Design Thinking: Unleashing Creativity in Problem Solving

This blog post delves into the concept of design thinking and explores how it can be effectively employed beyond the design process to tackle a wide array of problems.

Design thinking is a powerful problem-solving approach that has gained significant popularity across various industries. Originally rooted in the design realm, design thinking has expanded its horizons, transcending traditional boundaries to find applications in diverse fields like business, education, healthcare, and social innovation.

This blog post delves into the concept of design thinking and explores how it can be effectively employed beyond the design process to tackle a wide array of problems.

What is Design Thinking?

Design thinking is a human-centric, iterative, and empathetic approach to problem-solving. At its core, design thinking aims to understand the needs and goals of end-users or stakeholders, utilizing this understanding to identify solutions and to foster imaginative and efficient solutions.

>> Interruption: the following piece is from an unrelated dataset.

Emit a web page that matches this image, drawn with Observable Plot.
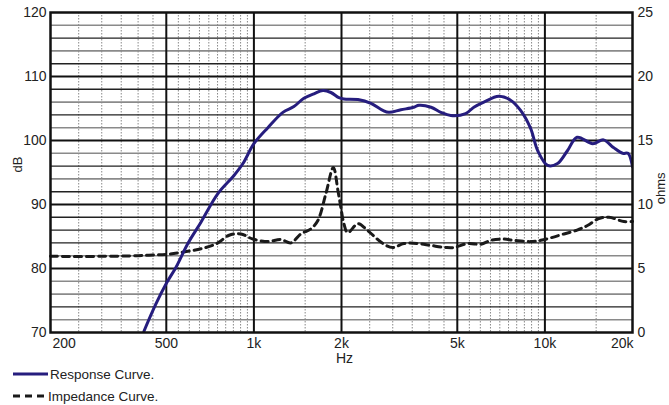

Practicing design thinking principles includes immersing in the users' experiences through interviews, observations, and empathy-building exercises, which allows us to gain further invaluable insights. This collaborative and iterative process allows for effective, user-focused solutions that have a higher likelihood of success by addressing real-world challenges across a wide range of industries and domains.

The Design Thinking Process

The process comprises of the following steps:

  1. Empathize: Understand the problem from the perspective of those it affects. This phase often involves interviews, observations, and immersive experiences with the users to gain insights into their needs, frustrations, and aspirations.
  2. Define: Consolidate the gathered information and define the core problem statement. This step is crucial as it frames the challenge and guides the subsequent stages.
  3. Ideate: During this phase, diverse brainstorming techniques are required to generate a multitude of ideas. The emphasis is on quantity rather than quality, encouraging the exploration of various possibilities without judgment.
  4. Prototype: Now it’s time to take those ideas into action and creating prototypes to solve the problems identified. Design thinking encourages the creation of low-fidelity prototypes to visualize and test potential solutions. These prototypes can be physical, digital, or even conceptual, enabling rapid experimentation.
  5. Test: The final stage involves testing the prototypes with the target users. Feedback is collected, and the solutions are iteratively refined until an optimal solution is achieved.

Do keep in mind that the stages of ideation, prototyping, and testing are not always strictly sequential or linear. Instead, they often go in loops. This means that you have to go numerous stages of testing, feedback, and revisions until you can come up with the final design output.

Why Design Thinking?

When you look at first glance of the process, you can see that it is very human-centric, ensuring that solutions are made to address their needs and are tailored-fit to the users no matter how many testing and revisions it needs to undergo. The solution must ease the experience of the user and not the other way around. This is why most organizations are practicing this principle in their products and services.

Here are also other factors why Design Thinking is the way to go:

  1. Foster Creative Problem-Solving - Design thinking encourages individuals to think outside the box, explore unconventional ideas, and approach challenges from multiple angles. Designers can unlock innovative solutions to complex problems that may not be evident through traditional problem-solving methods.
  2. User-Centric Approach - Design thinking places a strong emphasis on understanding the needs, preferences, and pain points of end-users or stakeholders. When you prioritize empathy and understand the needs and goals of the users, you can develop solutions that truly resonate with the target audience, leading to higher user satisfaction and engagement.
  3. Iterative and Agile Methodology - Design thinking is iterative in nature, allowing for continuous refinement and adaptation based on feedback and testing. This agile approach enables practitioners to quickly identify and rectify flaws in their concepts, leading to more robust and effective solutions.
  4. Cross-Disciplinary Collaboration - Teams can leverage their collective knowledge and insights through this process, leading to a more holistic understanding of the problem and more comprehensive solutions. It encourages collaboration among individuals with diverse backgrounds, expertise, and perspectives.

In conclusion, design thinking is a powerful and versatile problem-solving approach that puts people at the heart of the process. Its iterative and agile methodology ensures that solutions continuously evolve and improve, driving meaningful impact across various industries and domains.

Embracing design thinking principles can lead to a paradigm shift in problem-solving, encouraging organizations and individuals to embrace empathy, innovation, and human-centricity in their pursuit of addressing complex challenges and creating a better experience for everyone.